Supplemental Material

Reverse Correlation – Response-triggered averaging

We manually annotated each boxing movie for the frames with punches, and annotated walking movies for leg crossings, and for positions with the legs were most extended (seen from a sagittal view). Our annotations assigned a binary label (0 or 1) to each frame to indicate whether it contained a punch (frame where arm was most extended) or non-punch frame, or critical walking postures (i.e., leg-crossings and leg-extensions). The observer’s response time on each trial was used as the reference time point for each trial. We then averaged the frame labels across all trials in which the observer correctly identified the target (i.e., response-triggered averaging). The averaged binary labels over trials indicate the probability of the occurrence of a critical event at a time relative to observers’ responses. Spurious occurrence probabilities (due to different movie lengths) were removed by subtracting baseline probability (calculated by using a 5-frame moving average over simulated random responses). This analysis made it possible to assess trial-by-trial correlations between action stimulus frames and the times of observers’ responses. Significance was determined by calculating a Z-score, with the accompanying p-value at a level of 0.05.

Reverse correlation on maximum, average speed and maximum RMS spatial extent

The reverse correlation on the maximum speed was identical to the above reverse correlation. The only differences were that the frame with the maximum 2D speed was annotated as 1, while other frames were annotated as 0, and the baseline was assumed to be zero at all timepoints. We found no correlation between the maximum speed and the subjects’ responses (Figure S1)

Similarly, we performed a reverse correlation on the interframe speed (each frame was annotated with the average speed of all 13 joints), and the time of the button press, as well as a reverse correlation on the maximum root mean squared (RMS) spatial extent and a button press. We calculated the RMS spread for each frame as follows: for each dot we took the distance from it’s mean position and squared that value. The squared values for all dots in the frame were then averaged, and the square root was taken of this average. For each trial, the maximum over all frames was then taken for the ROC analysis. There were no significant correlations between observer responses and stimulus measures.

Figure S1 about here.

ROC analyses: low-level information does not underlie the search asymmetry

The results of Experiments 1 and 2 revealed that configural information is not the source of the observed search asymmetry. Might low-level motion information cause the asymmetry in action search? Some previous ROC analyses have shown that point-light displays contain a great deal of information that influences certain discrimination tasks [1,2]. In order to determine the contribution of low-level motion signals, we conducted an ROC analysis on the mean and maximum speed and acceleration for Experiment 2, in which each condition had the same number of trials for correctly detecting the target actions.

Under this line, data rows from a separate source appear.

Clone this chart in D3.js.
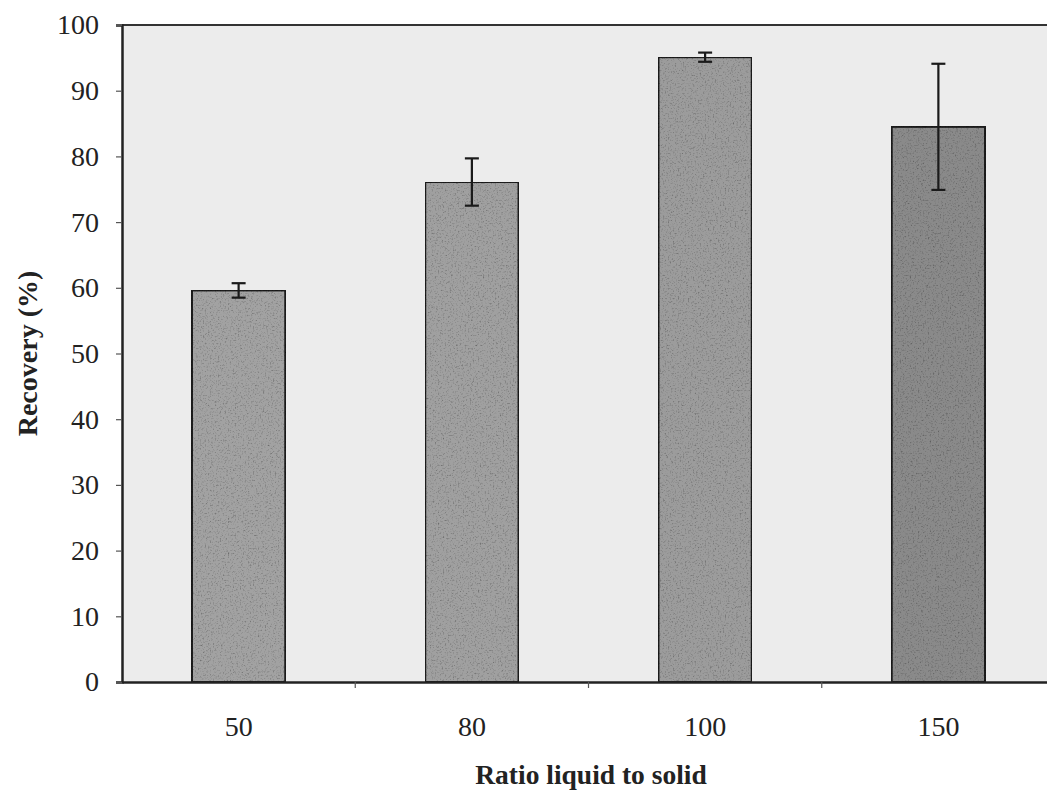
<!DOCTYPE html>
<html>
<head>
<meta charset="utf-8">
<script src="https://cdn.jsdelivr.net/npm/d3@7"></script>
<style>
  body { margin: 0; background: #fff; }
  svg text { font-family: "Liberation Serif", "Times New Roman", serif; fill: #222; }
</style>
</head>
<body>
<svg id="chart"></svg>
<script>
// data
const ratios = ['50', '80', '100', '150'];
const recovery = [59.6, 76.1, 95.1, 84.5];
const errors = [1.1, 3.6, 0.7, 9.6];
const yTicks = [0, 10, 20, 30, 40, 50, 60, 70, 80, 90, 100];
const barShades = ['#a2a2a2', '#a0a0a0', '#9c9c9c', '#8a8a8a'];

const width = 1047;
const height = 794;
const margin = { top: 25, right: -8, bottom: 112, left: 122 };

const svg = d3.select('#chart')
    .attr('width', width)
    .attr('height', height);

// grainy fill like the scanned bars
const defs = svg.append('defs');
const grain = defs.append('filter')
    .attr('id', 'grain')
    .attr('x', 0).attr('y', 0).attr('width', 1).attr('height', 1);
grain.append('feTurbulence')
    .attr('type', 'fractalNoise')
    .attr('baseFrequency', 0.6)
    .attr('numOctaves', 3)
    .attr('seed', 4)
    .attr('result', 'noise');
grain.append('feColorMatrix')
    .attr('in', 'noise')
    .attr('type', 'matrix')
    .attr('values', '1.4 0 0 0 0.32  1.4 0 0 0 0.32  1.4 0 0 0 0.32  0 0 0 0 1')
    .attr('result', 'grey');
grain.append('feBlend')
    .attr('in', 'SourceGraphic')
    .attr('in2', 'grey')
    .attr('mode', 'multiply')
    .attr('result', 'mixed');
grain.append('feComposite')
    .attr('in', 'mixed')
    .attr('in2', 'SourceAlpha')
    .attr('operator', 'in');

const x = d3.scaleBand()
    .domain(ratios)
    .range([margin.left, width - margin.right])
    .paddingInner(0.6)
    .paddingOuter(0.3);

const y = d3.scaleLinear()
    .domain([0, 100])
    .range([height - margin.bottom, margin.top]);

// plot area
svg.append('rect')
    .attr('x', margin.left)
    .attr('y', margin.top)
    .attr('width', width - margin.right - margin.left)
    .attr('height', y(0) - margin.top)
    .attr('fill', '#ececec');

// bars
svg.append('g')
    .selectAll('rect')
    .data(ratios)
    .join('rect')
    .attr('x', d => x(d))
    .attr('y', (d, i) => y(recovery[i]))
    .attr('width', x.bandwidth())
    .attr('height', (d, i) => y(0) - y(recovery[i]))
    .attr('fill', (d, i) => barShades[i])
    .attr('filter', 'url(#grain)')
    .attr('stroke', '#1a1a1a')
    .attr('stroke-width', 2);

// error bars
const err = svg.append('g')
    .attr('stroke', '#1a1a1a')
    .attr('stroke-width', 2.2)
    .selectAll('g')
    .data(ratios)
    .join('g')
    .attr('transform', d => `translate(${x(d) + x.bandwidth() / 2},0)`);

err.append('line')
    .attr('y1', (d, i) => y(recovery[i] - errors[i]))
    .attr('y2', (d, i) => y(recovery[i] + errors[i]));
err.append('line')
    .attr('x1', -7).attr('x2', 7)
    .attr('y1', (d, i) => y(recovery[i] + errors[i]))
    .attr('y2', (d, i) => y(recovery[i] + errors[i]));
err.append('line')
    .attr('x1', -7).attr('x2', 7)
    .attr('y1', (d, i) => y(recovery[i] - errors[i]))
    .attr('y2', (d, i) => y(recovery[i] - errors[i]));

// frame top
svg.append('line')
    .attr('x1', margin.left).attr('x2', width)
    .attr('y1', margin.top).attr('y2', margin.top)
    .attr('stroke', '#333')
    .attr('stroke-width', 2);

// y axis
const yAxis = svg.append('g')
    .attr('transform', `translate(${margin.left},0)`)
    .call(d3.axisLeft(y).tickValues(yTicks).tickSize(6).tickPadding(17));
yAxis.select('.domain').attr('stroke', '#222').attr('stroke-width', 2.5);
yAxis.selectAll('.tick line').attr('stroke', '#555').attr('stroke-width', 1.2);
yAxis.selectAll('.tick text')
    .attr('font-size', 28)
    .attr('font-family', '"Liberation Serif", serif')
    .attr('fill', '#222');

// x axis: ticks sit between the categories
const xAxis = svg.append('g')
    .attr('transform', `translate(0,${y(0)})`)
    .call(d3.axisBottom(x).tickSize(0).tickPadding(34));
xAxis.select('.domain').attr('stroke', '#222').attr('stroke-width', 2.5);
xAxis.selectAll('.tick text')
    .attr('font-size', 28)
    .attr('font-family', '"Liberation Serif", serif')
    .attr('fill', '#222');

xAxis.selectAll('.sep')
    .data(ratios.slice(1))
    .join('line')
    .attr('class', 'sep')
    .attr('x1', d => x(d) - x.step() * x.paddingInner() / 2)
    .attr('x2', d => x(d) - x.step() * x.paddingInner() / 2)
    .attr('y1', 0).attr('y2', 6)
    .attr('stroke', '#555')
    .attr('stroke-width', 1.2);

// axis titles
svg.append('text')
    .attr('transform', `translate(37,${(y(0) + y(100)) / 2}) rotate(-90)`)
    .attr('text-anchor', 'middle')
    .attr('font-size', 28)
    .attr('font-weight', 'bold')
    .text('Recovery (%)');

svg.append('text')
    .attr('x', 591)
    .attr('y', 784)
    .attr('text-anchor', 'middle')
    .attr('font-size', 27.5)
    .attr('font-weight', 'bold')
    .text('Ratio liquid to solid');
</script>
</body>
</html>
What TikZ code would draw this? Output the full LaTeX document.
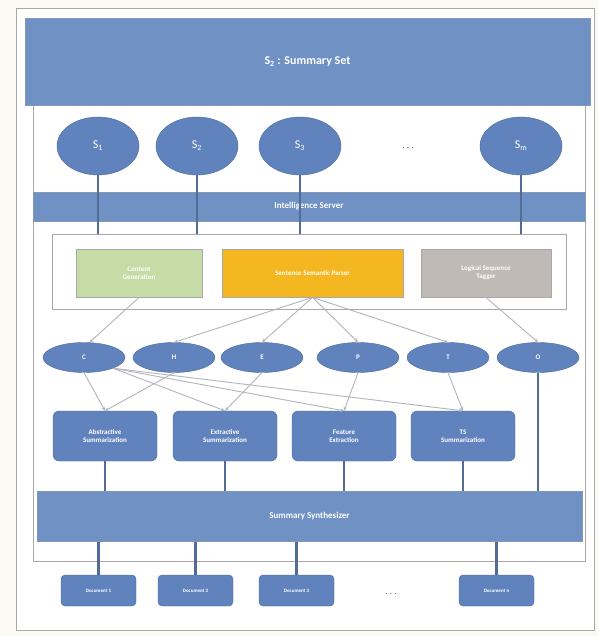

We conducted a non-parametric ROC analysis on the mean and maximum 2D speed and acceleration over all joints per item. These measures were calculated along the horizontal and vertical direction independently for each displayed item. We then calculated per trial each item’s distance from the average (calculated over the remaining items in that trial), and recorded the maximum deviation. Trials in which the maximum deviation passed a threshold were marked as “target present” trials; other trials were marked as target absent. These decisions were compared to the actual presence of a target in trials, yielding hits, misses, false alarms, and correct rejections. ROC curves were constructed by varying the threshold. The area under the curve (AUC) was calculated using the standard trapezoidal numerical integration method (trapz function of MatLab).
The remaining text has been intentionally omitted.